NOOOOOOOOO Just because Ralph Klein isn’t about to be PM, and Medicare isn’t about to be abolished does not discount the entire premise here FOCUS.
I said that because there was talk recently of Klein running for one of the federal conservative parties, and he has been pushing hard for private/public health care hybrids.
Asking for continuity is not contradictory to term limits. I could set a 2 term limit AND ask that the PM not jump ship half way through leaving the party to scramble threw the junk drawer looking for some duct tape. Even without the term limits, if the PM passed away tonight, I’d hope that some one would be ready to fill in, and I would prefer that it wasn’t a nominated position the way the current deputy is.
I will give you credit for pointing out that our current media system acts extremely well as a check, quite possibly better than our dwindling opposition parties. I am amazed ever day that our state sponsored television/radio is able to criticize our government to the extent that it does. And I have to admit that as I criticize I too realize how stable our system is, for now.

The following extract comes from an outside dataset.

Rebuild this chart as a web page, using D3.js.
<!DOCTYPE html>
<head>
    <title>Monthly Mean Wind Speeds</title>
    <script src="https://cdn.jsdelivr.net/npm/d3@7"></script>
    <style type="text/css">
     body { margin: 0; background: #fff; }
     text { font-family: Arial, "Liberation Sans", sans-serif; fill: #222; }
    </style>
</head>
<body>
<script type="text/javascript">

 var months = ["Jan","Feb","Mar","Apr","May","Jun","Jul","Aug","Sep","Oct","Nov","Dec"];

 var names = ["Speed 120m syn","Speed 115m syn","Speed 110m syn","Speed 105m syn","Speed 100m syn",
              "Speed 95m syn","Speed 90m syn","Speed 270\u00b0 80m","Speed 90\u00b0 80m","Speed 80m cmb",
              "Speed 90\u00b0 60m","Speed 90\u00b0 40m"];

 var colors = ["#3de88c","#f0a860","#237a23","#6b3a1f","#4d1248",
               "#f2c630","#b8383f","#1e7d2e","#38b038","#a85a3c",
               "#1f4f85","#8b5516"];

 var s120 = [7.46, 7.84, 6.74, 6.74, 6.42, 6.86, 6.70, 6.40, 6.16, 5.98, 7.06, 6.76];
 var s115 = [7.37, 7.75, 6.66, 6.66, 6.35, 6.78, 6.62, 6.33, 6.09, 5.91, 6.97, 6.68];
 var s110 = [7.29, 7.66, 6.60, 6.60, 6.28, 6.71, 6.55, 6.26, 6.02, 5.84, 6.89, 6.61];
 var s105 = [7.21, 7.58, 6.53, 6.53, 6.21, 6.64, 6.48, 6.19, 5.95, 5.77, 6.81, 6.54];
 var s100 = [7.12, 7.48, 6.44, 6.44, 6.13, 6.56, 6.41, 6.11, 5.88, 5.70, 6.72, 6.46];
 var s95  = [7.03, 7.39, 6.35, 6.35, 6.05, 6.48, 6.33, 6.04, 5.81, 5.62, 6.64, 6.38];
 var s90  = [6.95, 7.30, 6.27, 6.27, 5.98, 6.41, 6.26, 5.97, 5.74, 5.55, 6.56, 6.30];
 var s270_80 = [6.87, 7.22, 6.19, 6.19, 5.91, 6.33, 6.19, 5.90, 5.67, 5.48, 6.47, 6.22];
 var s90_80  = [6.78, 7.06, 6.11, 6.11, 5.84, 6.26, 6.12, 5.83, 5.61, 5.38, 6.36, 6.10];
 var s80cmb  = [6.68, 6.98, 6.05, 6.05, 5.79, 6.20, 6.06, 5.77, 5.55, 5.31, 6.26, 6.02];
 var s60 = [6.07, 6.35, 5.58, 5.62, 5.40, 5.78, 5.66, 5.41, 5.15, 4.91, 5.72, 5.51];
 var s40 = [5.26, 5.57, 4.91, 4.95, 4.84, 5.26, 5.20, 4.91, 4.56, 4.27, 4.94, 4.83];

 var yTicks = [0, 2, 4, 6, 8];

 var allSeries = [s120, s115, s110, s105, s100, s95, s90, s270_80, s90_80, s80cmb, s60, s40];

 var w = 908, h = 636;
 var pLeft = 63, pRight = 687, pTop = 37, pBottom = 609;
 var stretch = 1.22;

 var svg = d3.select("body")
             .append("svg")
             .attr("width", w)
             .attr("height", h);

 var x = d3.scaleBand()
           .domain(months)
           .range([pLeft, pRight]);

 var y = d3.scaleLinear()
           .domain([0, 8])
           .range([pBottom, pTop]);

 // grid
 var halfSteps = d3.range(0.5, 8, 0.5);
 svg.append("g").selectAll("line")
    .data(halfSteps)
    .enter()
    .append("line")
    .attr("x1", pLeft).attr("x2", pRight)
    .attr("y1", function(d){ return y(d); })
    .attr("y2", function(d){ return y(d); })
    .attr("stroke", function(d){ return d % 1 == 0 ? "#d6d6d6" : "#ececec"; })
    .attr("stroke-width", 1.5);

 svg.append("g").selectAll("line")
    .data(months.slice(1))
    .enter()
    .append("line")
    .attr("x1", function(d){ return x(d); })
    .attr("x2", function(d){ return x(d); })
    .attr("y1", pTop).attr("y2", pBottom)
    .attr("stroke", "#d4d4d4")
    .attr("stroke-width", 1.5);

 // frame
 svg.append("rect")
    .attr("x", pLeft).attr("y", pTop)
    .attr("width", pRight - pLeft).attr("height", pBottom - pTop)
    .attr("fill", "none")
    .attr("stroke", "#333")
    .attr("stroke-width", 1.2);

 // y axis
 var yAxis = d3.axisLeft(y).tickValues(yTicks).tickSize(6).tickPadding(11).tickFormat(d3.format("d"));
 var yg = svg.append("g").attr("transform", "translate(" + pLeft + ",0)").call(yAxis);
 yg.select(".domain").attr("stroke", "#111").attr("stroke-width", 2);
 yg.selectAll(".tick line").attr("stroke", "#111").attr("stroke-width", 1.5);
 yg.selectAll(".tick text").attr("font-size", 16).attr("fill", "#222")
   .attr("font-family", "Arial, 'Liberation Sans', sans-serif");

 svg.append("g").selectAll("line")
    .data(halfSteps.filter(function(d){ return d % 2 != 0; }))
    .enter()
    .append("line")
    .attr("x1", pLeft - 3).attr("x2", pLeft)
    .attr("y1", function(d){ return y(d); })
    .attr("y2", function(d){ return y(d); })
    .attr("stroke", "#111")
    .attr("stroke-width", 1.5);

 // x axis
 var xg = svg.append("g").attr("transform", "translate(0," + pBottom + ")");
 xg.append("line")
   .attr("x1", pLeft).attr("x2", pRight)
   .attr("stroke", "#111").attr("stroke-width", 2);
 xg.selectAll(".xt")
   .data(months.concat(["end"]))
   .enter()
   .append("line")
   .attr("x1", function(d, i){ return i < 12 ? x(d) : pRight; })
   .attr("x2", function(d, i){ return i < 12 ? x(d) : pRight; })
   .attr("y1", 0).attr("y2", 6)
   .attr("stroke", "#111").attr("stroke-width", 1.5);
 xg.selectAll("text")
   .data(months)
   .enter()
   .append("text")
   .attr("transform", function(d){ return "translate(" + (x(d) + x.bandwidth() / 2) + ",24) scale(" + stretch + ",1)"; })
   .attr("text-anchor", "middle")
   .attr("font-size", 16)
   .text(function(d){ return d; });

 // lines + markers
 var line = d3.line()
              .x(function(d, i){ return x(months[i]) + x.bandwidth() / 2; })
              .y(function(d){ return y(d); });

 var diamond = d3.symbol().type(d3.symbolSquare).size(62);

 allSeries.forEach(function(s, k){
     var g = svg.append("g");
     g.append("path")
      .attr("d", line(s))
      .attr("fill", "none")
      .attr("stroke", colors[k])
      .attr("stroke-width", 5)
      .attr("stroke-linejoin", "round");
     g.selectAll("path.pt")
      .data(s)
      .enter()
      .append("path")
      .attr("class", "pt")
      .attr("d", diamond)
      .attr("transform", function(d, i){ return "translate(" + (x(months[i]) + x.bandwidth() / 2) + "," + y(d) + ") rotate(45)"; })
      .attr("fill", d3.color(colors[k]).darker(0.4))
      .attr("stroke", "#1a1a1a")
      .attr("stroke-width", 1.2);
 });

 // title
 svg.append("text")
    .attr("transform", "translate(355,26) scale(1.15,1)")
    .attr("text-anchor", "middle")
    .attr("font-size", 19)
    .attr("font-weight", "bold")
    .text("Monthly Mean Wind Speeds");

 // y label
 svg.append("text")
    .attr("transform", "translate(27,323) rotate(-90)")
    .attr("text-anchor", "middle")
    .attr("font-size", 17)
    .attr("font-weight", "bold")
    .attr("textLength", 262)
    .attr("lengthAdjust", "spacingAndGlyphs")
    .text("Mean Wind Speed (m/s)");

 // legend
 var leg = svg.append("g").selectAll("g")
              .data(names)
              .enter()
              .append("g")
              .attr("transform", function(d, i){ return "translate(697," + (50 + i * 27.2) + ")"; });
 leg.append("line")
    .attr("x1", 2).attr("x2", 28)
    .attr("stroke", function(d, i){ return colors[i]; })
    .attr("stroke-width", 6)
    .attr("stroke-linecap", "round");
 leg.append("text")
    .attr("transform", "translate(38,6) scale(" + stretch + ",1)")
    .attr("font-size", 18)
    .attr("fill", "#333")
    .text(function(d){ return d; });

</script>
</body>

But it doesn’t have to be “abolishing medicare.” Not all cases of instability happen catastrophically. It can start with simple things like cuts to medicare that are poorly chosen or improperly applied. I’m not convinced that all MPs in the backbench are adequately informed, they’re just told to vote, and too often they do, hence they are not a sufficient check. We have no option for sober second thought. Just off the top of my head we have mismanaged fisheries, we have that Gun Registration, Blaire pushed through that war issue. In each case the backbenchers hollered and no one listened.
Elections only help us AFTER they screw up. All I’m asking for is something to help us before. The vote of non-confidence is good, its there, but it really only works for a minority government. And its also overkill, some times dissolving the house isn’t quite necessary.
So you worry those legislative actions that you don’t happen to agree with could lead to Canadian representative democracy becoming a tyranny.
Does that sum up your concerns, because if it doesn’t then I have no idea what you’re going on about.
I also fail to see how legislation that you (or even a majority of the population) don’t agree with will make the government unstable. It’s a natural problem with representative democracy that the government can do things that the populace don’t like.
Please say how you think the Canadian government could turn itself into an authoritarian state.
It has to a loss in legitamacy. If the population sees the government passing laws they don’t agree with, AND THEN are faced with a pathetic alternative for elections, voter turn out drops below a reasonable level. Democracy only works as long as the majority allows it. After that, I don’t know what happens. The transition from democracy to tyrany is not instantaneous.
All I’m asking is that we look at our fragile system, shake it a bit, and make damn sure it will last.
Another point my friend made was that our population density is low. We don’t have a strugle for land, or water, or power, the way other countries have. But its coming, are you prepared?